You can’t please all the commenters all of the time
The Guardian swapped flat comment threads for ‘nested’ ones. The Manchester Evening News swapped ‘nested’ for flat. Guess what happened next…
I’ve blogged a couple of times about the Guardian’s bruising experience with introducing threaded comments onto their website, a move which has sparked continuing howls of protest amongst the community.
Having previously been involved in a project to move the BBC’s Points Of View message board from threaded to flat, I also know how much frustration that caused for regular users. They mourned “Ol’ blue” — as they lovingly referred to the previous format — for many months after the switch.
My own take is that opposition or love of nested or threaded comments is a religious issue — akin to top-posting/bottom-posting in emails. Not only are you fully committed to your preference, you simply can’t see any justification for doing it the other way.
So I was gently amused this week when one of the first responses to the Manchester Evening News redesign was, guess what…
“Is there any way we can reply to peoples comments like we used to and have them indented to make it clearer, rather than having to trawl through a flat list”
I'm agnostic on the subject, but I like nested threads when done well. I just don't find the Guardian's implementation very usable. My main reasons:
There's no easy way of seeing comments made since your last visit. A 'next new comment' button against each new comment would solve this, plus something saying 'n new comments since your last visit'. A (now defunct) forum I used to spend a lot of time on had these, and they worked well.
(This is particularly a problem with long, meandering threads that grow over a few days. The Doctor Who episode blogs are going to be a massive pain later this year)
There's only one level of nesting, I expect due to the width of the column, so replies to replies look just like replies to the original comment - there's no way to see which comment the reply is to.
Threads get top loaded, with a long tail. Not fundamentally a problem, I just don't like it.
Apologies if you worked on it. I'd be interested to know what your testing showed before it was rolled out (if that's not a trade secret).
No I didn’t work on it, although it is a popular misconception that I did. I did work on an earlier trial, but I left the Guardian months before work started on building the new system.
When writing for the Guardian recently I’ve found it useful because it meant I could drop into a thread, and answer lots of questions and points, and have the answers directly underneath the people asking, rather than what I used to do, which was add about 15 comments at the end of thread all having to recap who said what, where, and what I was answering. But I’m no great lover of threaded comments - I don’t have them on here for a start.
Alerts would definitely help - when I comment on sites that use Disqus actually the email alerts more than anything else bring me back to continue the conversation.
When the BBC message boards went to chronological the biggest howl of protest I saw was wanting email alerts - which were promised - if they had to put up with it like that. Then for some reason the Beeb decided to spend the money on iPlayer instead.

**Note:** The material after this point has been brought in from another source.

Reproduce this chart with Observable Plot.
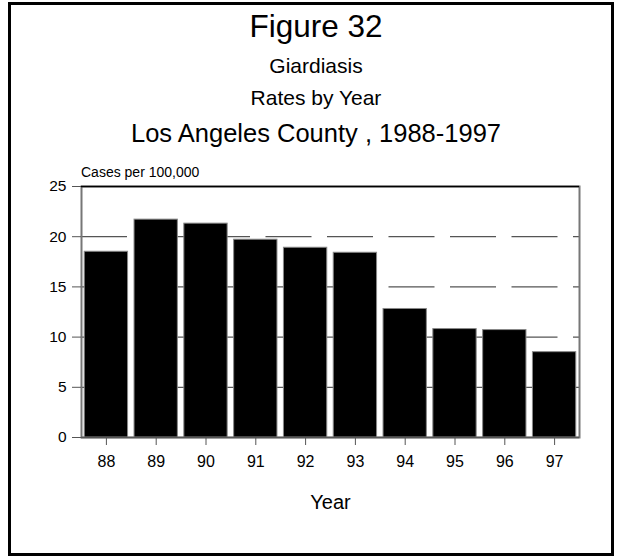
<!DOCTYPE html>
<html>
<head>
<meta charset="utf-8">
<script src="https://cdn.jsdelivr.net/npm/d3@7"></script>
<script src="https://cdn.jsdelivr.net/npm/@observablehq/plot@0.6"></script>
<style>
  html, body { margin: 0; padding: 0; background: #fff; }
  #wrap { position: relative; width: 621px; height: 559px; overflow: hidden; font-family: "Liberation Sans", Arial, Helvetica, sans-serif; color: #000; }
  #border { position: absolute; left: 8px; top: 2px; width: 606px; height: 554px; border: 3px solid #000; box-sizing: border-box; }
  .t { position: absolute; left: 0; width: 632px; text-align: center; line-height: 1; white-space: nowrap; }
  #ylab { position: absolute; left: 81px; font-size: 14px; line-height: 1; }
  #chart { position: absolute; left: 0; top: 160px; }
  #chart svg g[aria-label="x-axis label"] text { font-size: 20px; }
</style>
</head>
<body>
<div id="wrap">
  <div id="border"></div>
  <div class="t" id="t1" style="top:11px;font-size:31.5px;">Figure 32</div>
  <div class="t" id="t2" style="top:55px;font-size:21px;">Giardiasis</div>
  <div class="t" id="t3" style="top:87px;font-size:21px;">Rates by Year</div>
  <div class="t" id="t4" style="top:121px;font-size:25.5px;">Los Angeles County , 1988-1997</div>
  <div id="ylab" style="top:165px;">Cases per 100,000</div>
  <div id="chart"></div>
</div>
<script>
const years = ["88", "89", "90", "91", "92", "93", "94", "95", "96", "97"];
const rates = [18.5, 21.7, 21.3, 19.7, 18.9, 18.4, 12.8, 10.8, 10.7, 8.5];
const yTicks = [0, 5, 10, 15, 20, 25];
const gridValues = [5, 10, 15, 20];

const data = years.map((y, i) => ({year: y, rate: rates[i]}));

const chart = Plot.plot({
  width: 621,
  height: 351,
  marginLeft: 81,
  marginRight: 42,
  marginTop: 26,
  marginBottom: 74,
  style: {fontFamily: '"Liberation Sans", Arial, Helvetica, sans-serif', fontSize: "15px", color: "#000", background: "transparent", overflow: "visible"},
  x: {domain: years, paddingInner: 0.13, paddingOuter: 0.065, round: false, label: "Year"},
  y: {domain: [0, 25], ticks: yTicks, label: null},
  marks: [
    Plot.ruleY(gridValues, {stroke: "#555", strokeWidth: 1.3, strokeDasharray: "46,15.5"}),
    Plot.frame({stroke: "#777", strokeWidth: 2}),
    Plot.ruleY([25], {stroke: "#000", strokeWidth: 1.5}),
    Plot.barY(data, {x: "year", y: "rate", fill: "#000", stroke: "#888", strokeWidth: 1}),
    Plot.ruleY([0], {stroke: "#555", strokeWidth: 1.5}),
    Plot.axisY({ticks: yTicks, tickSize: 9, tickPadding: 6, stroke: "#555", fontSize: 15.5, label: null}),
    Plot.axisX({tickSize: 8, tickPadding: 10, stroke: "#555", fontSize: 16, label: "Year", labelAnchor: "center", labelArrow: "none"})
  ]
});
document.getElementById("chart").appendChild(chart);
</script>
</body>
</html>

I've never worked out how threaded comments work, but they make more sense on blogs or news stories as comments don't follow a topic like message boards tend to. Quote buttons help enormously for chronological threads.
For a long time I turned email alerts off, preferring to work from the 'control panel', but that's because that's how I was conditioned by h2g2. Now I get annoyed if I don't get emails, who's got time to check all the subscription pages? I need info delivered straight to me!
Martin, you're right about never being able to please all the people all of the time. It's pretty easy though to irritate all of the people at any time though!
I'm curious to know your opinion about the move of many of the BBC blogs from the Movable Type platform to the iCMS one. The commenting on the new system I think provides for an awful user experience - forget about threaded replies, you can only view 5 comments at a time so it makes it impossible to even have a proper flat view of all the comments to make a reply to a specific comment!
To be fair, the ‘howls of protest’ are not just related to the change to nested comments, but to the exceptional bugginess that has been brought with it - far worse than even the nadir of the Pluck debacle - and the snotty attitude of the Guardian when there are questions are protests (OK, not all of the objectors phrase themselves in reasonable or polite terms, but the Guardian seems to have blanked all of them).